# Work to complete
Exactly the lines from the line holding "Reproduce this chart with Plotly." to the line holding "17.5, 18.2, 19.1]", both lines included, are to be echoed; pictures are not.

# Given records

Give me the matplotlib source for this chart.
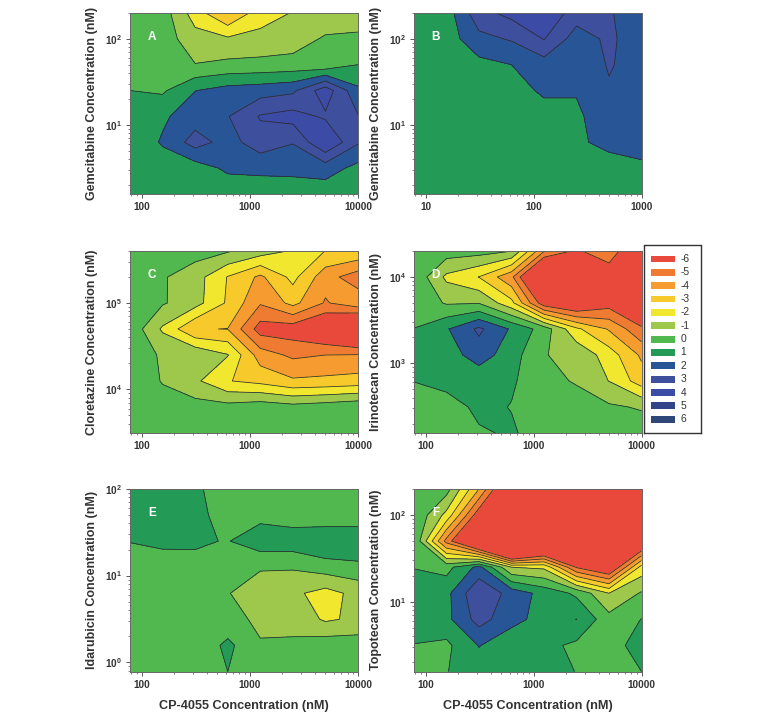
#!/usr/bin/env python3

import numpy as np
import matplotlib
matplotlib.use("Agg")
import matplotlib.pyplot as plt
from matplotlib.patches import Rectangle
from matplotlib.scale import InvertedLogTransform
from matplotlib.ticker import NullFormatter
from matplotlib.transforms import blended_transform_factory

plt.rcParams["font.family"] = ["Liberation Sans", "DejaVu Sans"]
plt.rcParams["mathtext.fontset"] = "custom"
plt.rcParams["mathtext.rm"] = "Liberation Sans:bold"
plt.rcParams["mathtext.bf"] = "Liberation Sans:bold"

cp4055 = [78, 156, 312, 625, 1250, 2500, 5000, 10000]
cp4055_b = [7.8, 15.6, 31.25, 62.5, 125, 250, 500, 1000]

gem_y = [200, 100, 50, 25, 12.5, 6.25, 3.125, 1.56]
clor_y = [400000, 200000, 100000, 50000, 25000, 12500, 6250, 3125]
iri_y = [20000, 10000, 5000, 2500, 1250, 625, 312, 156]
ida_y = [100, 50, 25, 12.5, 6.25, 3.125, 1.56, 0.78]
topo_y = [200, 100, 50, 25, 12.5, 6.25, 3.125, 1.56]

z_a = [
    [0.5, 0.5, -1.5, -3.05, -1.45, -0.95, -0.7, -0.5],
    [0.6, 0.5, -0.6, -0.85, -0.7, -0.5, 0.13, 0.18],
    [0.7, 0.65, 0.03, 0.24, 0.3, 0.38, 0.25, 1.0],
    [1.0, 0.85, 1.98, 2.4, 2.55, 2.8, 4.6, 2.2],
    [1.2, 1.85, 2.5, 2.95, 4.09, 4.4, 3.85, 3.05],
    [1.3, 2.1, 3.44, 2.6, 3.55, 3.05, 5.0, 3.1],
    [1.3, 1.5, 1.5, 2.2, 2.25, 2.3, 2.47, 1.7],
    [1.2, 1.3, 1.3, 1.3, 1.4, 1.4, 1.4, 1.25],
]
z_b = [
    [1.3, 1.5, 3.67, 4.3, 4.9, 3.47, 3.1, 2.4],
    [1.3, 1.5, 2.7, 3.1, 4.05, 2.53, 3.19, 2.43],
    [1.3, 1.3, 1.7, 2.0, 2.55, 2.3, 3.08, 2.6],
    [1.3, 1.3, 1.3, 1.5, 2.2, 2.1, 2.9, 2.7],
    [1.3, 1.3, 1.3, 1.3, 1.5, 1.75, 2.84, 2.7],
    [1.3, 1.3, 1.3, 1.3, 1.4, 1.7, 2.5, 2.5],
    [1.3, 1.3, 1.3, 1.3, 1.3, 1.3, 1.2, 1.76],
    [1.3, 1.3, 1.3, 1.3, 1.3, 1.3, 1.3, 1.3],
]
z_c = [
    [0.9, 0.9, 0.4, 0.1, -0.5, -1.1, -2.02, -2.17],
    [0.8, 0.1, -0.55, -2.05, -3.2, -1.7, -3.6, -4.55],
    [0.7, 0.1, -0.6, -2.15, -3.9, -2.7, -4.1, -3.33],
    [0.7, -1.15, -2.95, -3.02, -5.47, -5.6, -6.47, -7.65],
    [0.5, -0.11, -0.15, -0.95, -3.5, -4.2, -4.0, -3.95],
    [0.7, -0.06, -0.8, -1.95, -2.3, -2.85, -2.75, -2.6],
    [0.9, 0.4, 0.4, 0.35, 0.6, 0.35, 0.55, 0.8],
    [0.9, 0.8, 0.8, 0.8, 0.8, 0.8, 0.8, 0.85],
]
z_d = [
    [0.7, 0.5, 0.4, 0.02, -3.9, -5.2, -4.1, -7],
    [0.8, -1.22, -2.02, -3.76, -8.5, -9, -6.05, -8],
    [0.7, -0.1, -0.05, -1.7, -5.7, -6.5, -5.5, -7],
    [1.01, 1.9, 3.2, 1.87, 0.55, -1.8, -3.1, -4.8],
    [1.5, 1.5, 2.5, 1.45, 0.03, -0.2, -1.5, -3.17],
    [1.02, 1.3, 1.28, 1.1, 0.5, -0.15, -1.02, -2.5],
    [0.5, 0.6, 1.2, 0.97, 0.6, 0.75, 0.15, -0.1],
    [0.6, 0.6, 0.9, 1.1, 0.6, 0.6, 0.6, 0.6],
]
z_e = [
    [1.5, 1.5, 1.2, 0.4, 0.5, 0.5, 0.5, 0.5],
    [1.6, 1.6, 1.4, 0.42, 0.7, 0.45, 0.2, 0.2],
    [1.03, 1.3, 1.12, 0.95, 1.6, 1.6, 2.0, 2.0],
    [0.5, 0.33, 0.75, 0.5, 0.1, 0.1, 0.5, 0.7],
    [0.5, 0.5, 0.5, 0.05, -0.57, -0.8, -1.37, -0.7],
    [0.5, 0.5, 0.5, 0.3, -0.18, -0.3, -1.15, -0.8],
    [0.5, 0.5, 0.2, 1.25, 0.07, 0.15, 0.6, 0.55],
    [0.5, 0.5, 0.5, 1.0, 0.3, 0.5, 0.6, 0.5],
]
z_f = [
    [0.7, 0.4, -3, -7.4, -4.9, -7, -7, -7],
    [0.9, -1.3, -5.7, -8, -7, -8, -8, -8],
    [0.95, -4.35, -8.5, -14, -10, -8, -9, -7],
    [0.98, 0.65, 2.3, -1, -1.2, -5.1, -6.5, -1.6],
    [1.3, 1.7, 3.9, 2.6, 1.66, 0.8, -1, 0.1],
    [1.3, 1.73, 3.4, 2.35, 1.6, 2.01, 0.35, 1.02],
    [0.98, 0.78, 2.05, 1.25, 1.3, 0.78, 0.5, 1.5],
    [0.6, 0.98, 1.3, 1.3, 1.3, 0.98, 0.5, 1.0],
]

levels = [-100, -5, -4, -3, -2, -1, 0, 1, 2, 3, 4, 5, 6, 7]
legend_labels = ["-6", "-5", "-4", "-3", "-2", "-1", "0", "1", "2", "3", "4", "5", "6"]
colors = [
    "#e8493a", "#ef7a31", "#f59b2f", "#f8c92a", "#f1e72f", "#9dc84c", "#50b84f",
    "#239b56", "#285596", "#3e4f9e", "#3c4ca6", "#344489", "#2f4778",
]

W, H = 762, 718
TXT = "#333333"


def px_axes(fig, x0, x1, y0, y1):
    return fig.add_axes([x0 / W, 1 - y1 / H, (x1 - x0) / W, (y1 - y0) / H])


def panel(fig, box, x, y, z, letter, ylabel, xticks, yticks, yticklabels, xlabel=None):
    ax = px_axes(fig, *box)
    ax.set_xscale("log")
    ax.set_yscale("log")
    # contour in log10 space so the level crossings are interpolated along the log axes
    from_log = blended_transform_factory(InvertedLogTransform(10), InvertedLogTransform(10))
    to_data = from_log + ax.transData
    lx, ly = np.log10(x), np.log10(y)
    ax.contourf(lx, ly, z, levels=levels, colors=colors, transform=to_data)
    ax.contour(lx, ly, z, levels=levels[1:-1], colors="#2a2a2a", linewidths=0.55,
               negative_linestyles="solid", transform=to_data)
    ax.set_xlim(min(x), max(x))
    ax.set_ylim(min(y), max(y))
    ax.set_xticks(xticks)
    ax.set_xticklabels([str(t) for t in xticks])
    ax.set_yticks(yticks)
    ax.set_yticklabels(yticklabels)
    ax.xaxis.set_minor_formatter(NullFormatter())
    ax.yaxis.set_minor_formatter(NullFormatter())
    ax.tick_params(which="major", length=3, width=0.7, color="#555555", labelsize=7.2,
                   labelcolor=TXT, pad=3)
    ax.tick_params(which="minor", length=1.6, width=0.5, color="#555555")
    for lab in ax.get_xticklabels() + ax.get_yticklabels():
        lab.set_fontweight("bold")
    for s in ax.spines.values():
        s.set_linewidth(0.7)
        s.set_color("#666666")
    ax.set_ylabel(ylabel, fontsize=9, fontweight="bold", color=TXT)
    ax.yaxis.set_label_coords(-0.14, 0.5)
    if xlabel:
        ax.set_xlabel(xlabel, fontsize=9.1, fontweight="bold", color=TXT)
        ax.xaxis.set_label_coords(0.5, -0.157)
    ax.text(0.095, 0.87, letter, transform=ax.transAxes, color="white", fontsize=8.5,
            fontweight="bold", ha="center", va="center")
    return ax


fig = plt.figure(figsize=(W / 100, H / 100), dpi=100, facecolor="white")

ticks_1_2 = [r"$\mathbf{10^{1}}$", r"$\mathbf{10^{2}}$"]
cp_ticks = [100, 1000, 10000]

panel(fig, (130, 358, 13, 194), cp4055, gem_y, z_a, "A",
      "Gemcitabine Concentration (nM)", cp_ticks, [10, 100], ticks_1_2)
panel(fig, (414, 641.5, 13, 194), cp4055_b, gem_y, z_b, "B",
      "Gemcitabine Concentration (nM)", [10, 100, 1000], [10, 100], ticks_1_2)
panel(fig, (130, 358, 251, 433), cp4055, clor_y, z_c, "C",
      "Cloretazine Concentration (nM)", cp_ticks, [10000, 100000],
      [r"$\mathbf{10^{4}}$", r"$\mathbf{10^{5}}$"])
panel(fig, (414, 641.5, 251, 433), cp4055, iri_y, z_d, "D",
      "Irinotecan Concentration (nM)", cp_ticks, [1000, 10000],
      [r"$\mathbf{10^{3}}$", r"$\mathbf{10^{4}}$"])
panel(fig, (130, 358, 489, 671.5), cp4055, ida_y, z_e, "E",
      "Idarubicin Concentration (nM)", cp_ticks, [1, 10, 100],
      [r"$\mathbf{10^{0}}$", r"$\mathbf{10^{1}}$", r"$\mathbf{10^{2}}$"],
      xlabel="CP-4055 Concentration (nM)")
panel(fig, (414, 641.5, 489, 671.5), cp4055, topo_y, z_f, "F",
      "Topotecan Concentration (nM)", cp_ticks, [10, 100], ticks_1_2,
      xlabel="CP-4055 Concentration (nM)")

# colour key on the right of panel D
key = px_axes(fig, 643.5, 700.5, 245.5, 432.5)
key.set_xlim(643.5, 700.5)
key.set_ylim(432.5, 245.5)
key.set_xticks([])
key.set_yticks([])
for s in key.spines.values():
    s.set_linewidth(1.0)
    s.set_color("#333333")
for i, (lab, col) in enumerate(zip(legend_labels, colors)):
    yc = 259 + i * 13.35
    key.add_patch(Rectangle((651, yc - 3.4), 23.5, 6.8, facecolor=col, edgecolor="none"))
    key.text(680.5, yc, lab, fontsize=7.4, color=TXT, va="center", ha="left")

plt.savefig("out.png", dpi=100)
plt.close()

* * *

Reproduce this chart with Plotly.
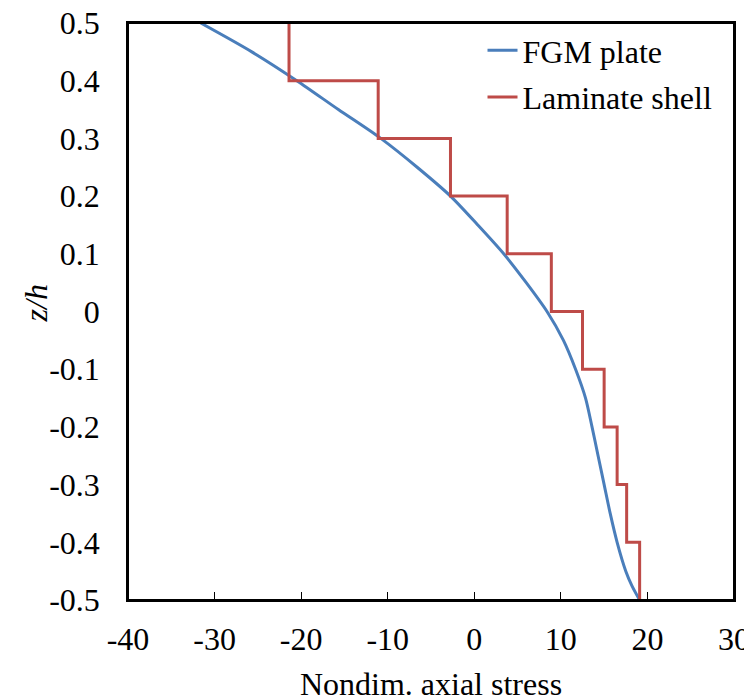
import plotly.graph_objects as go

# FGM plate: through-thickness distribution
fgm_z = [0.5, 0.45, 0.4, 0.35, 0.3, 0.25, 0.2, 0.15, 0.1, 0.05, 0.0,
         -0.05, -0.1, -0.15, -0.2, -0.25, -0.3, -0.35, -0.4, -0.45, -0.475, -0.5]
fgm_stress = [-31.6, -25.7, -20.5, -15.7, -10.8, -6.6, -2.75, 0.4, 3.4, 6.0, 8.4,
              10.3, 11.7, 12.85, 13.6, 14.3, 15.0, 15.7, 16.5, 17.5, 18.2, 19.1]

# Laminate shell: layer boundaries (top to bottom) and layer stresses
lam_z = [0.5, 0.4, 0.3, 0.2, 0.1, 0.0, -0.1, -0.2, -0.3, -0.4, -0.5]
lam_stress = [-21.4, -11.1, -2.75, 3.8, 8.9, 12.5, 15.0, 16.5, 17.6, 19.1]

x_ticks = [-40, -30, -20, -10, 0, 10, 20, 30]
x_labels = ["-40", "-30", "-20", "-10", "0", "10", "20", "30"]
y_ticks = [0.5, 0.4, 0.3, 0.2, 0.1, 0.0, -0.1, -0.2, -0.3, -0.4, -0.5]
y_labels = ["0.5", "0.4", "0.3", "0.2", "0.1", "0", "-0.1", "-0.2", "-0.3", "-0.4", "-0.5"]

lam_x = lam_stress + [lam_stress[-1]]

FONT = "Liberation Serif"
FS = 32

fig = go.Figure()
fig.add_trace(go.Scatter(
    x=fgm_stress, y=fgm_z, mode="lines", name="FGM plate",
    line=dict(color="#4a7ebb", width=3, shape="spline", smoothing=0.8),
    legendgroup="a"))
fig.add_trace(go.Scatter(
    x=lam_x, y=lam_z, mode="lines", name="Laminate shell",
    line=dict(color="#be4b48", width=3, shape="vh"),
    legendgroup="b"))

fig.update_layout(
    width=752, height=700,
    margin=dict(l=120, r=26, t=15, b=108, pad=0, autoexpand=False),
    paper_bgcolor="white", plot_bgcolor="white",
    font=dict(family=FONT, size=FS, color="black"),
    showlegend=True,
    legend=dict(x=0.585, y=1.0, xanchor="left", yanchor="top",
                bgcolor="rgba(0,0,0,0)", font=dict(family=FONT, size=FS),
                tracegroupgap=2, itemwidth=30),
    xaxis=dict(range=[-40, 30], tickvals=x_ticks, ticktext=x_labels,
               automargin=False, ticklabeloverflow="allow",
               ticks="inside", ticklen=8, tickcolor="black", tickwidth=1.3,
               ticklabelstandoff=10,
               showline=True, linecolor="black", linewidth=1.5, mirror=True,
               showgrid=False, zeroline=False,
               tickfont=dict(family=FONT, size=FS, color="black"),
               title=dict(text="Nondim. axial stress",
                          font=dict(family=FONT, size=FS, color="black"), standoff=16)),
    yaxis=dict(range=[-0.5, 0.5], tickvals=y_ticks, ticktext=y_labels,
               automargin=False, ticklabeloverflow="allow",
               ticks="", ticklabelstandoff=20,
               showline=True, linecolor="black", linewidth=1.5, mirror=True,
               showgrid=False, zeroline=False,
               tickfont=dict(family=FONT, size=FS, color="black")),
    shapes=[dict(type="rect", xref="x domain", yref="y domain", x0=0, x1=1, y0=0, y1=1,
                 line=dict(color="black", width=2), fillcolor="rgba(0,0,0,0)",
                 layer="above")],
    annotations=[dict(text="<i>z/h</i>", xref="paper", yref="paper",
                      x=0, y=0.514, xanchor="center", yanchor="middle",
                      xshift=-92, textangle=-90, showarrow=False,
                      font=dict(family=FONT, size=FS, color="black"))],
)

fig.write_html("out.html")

# Correct result
Reproduce this chart with Plotly.
import plotly.graph_objects as go

# FGM plate: through-thickness distribution
fgm_z = [0.5, 0.45, 0.4, 0.35, 0.3, 0.25, 0.2, 0.15, 0.1, 0.05, 0.0,
         -0.05, -0.1, -0.15, -0.2, -0.25, -0.3, -0.35, -0.4, -0.45, -0.475, -0.5]
fgm_stress = [-31.6, -25.7, -20.5, -15.7, -10.8, -6.6, -2.75, 0.4, 3.4, 6.0, 8.4,
              10.3, 11.7, 12.85, 13.6, 14.3, 15.0, 15.7, 16.5, 17.5, 18.2, 19.1]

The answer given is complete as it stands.